Andrzej Ziemiański: Cyberpunk. Odrodzenie. Akurat, Warszawa 2020 – pisze Izabela Mikrut.
Alex zostaje zatrzymana. Omal nie traci życia, na szczęście w pobliżu znajduje się akurat emerytowany policjant, obecnie ciężko chory, który wie doskonale, jak zareagować i udzielić pierwszej pomocy w futurystycznym świecie. Dzięki jego przytomnej reakcji kobieta przeżywa strzał w głowę – i może dalej funkcjonować. Wprawdzie żeby ją uratować, wykorzystano chip z demobilu, jednak wojskowa sztuczna inteligencja, nawet jeśli sprzed siedemnastu lat – to szansa na dalsze życie i na dotarcie do rzeczywistej sprawczyni masakry w laboratorium. Alex kryje bowiem swoją bliźniaczkę: nie ma pojęcia, co ta zrobiła, ale wie, że powinna dać jej możliwość działania, przynajmniej przez chwilę.
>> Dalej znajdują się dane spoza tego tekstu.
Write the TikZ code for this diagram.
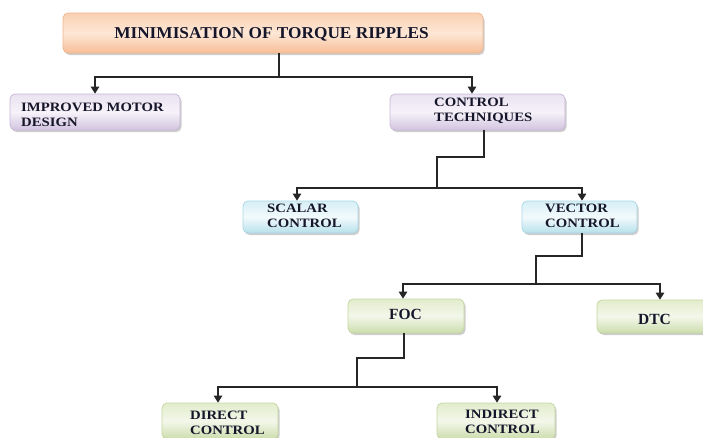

Alex jako trochę przypadkowa ofiara obławy budzić będzie w książce „Cyberpunk. Odrodzenie” sympatię choćby z tego względu, że nie próbuje walczyć o siebie, a przyjmuje to, co przynosi jej los. Ponadto autor znajduje znacznie ważniejszy sposób na ocieplenie wizerunku bohaterki: to jej wewnętrzne rozmowy ze sztuczną inteligencją. Kit, czyli chip w głowie Alex, to ironista. Potrafi nie tylko analizować fakty i przygotowywać kobietę na nieuchronne – dzięki jego podpowiedziom Alex zyskuje niemal supermoc, która pozwala jej się wywinąć z rozmaitych tarapatów – ale też budzi śmiech swoimi skojarzeniami oraz reakcjami w relacji z Kitem. Również Scott jako były policjant budzi sympatię – jego walka polega na przekonaniu organizmu do codziennej porcji leków. Nie boi się jednak wrócić do gry – wie, że jego pomoc może okazać się nieodzowna. W efekcie Andrzej Ziemiański lepiej nawet sprawdza się w budowanych charakterach niż w fabule – na rozwój akcji nie zawsze ma pomysły, za to na starcia między bohaterami, zwłaszcza na intelektualne potyczki – znajduje czas i siły zawsze. Dzięki temu „Cyberpunk. Odrodzenie” to tom, który bardzo dobrze się czyta. Odbiorcy polubią tę historię dzięki relacjom interpersonalnym i dzięki łagodnemu przejściu w świat fantastyki. Ziemiański nie próbuje na siłę zmieniać wszystkiego, co znane za sprawą rzeczywistości – futurystyczny świat jest po prostu trochę zmodyfikowaną wersją tego, co istnieje dzisiaj, nie ma tu za to odwoływania się do fantazji wszędzie tam, gdzie zabrakło pomysłu na kierunek opowieści. Jest ta książka bardzo dobrym czytadłem, nawet jeśli ktoś nie gustuje w gatunku. Ziemiański ma dar pisania lekko i dowcipnie – a to automatycznie będzie się przekładało na dobrą zabawę czytelników. Nie ma znaczenia, że rozpoczyna od opisu laboratoryjnej masakry – chirurgicznie wręcz zaplanowanej. Taki wstęp nie zapowiada późniejszego rozwoju wydarzeń i niby śledztwa. Autor wybiera za to kierunek niespodziewany – i widać, że ma pomysł na książkę. Warto prześledzić jego rozwiązania i sprawdzić, w jakiej dziedzinie czuje się najlepiej – bo to pokaże, jaki rodzaj narracji najbardziej go przyciąga i przekonuje.
„Cyberpunk. Odrodzenie” to powieść z gatunku s-f, ale mocno przepuszczona przez intrygującą obyczajówkę lub humorystyczny kryminał, nie ma tu klimatu noir ani męczących dla czytelników detali.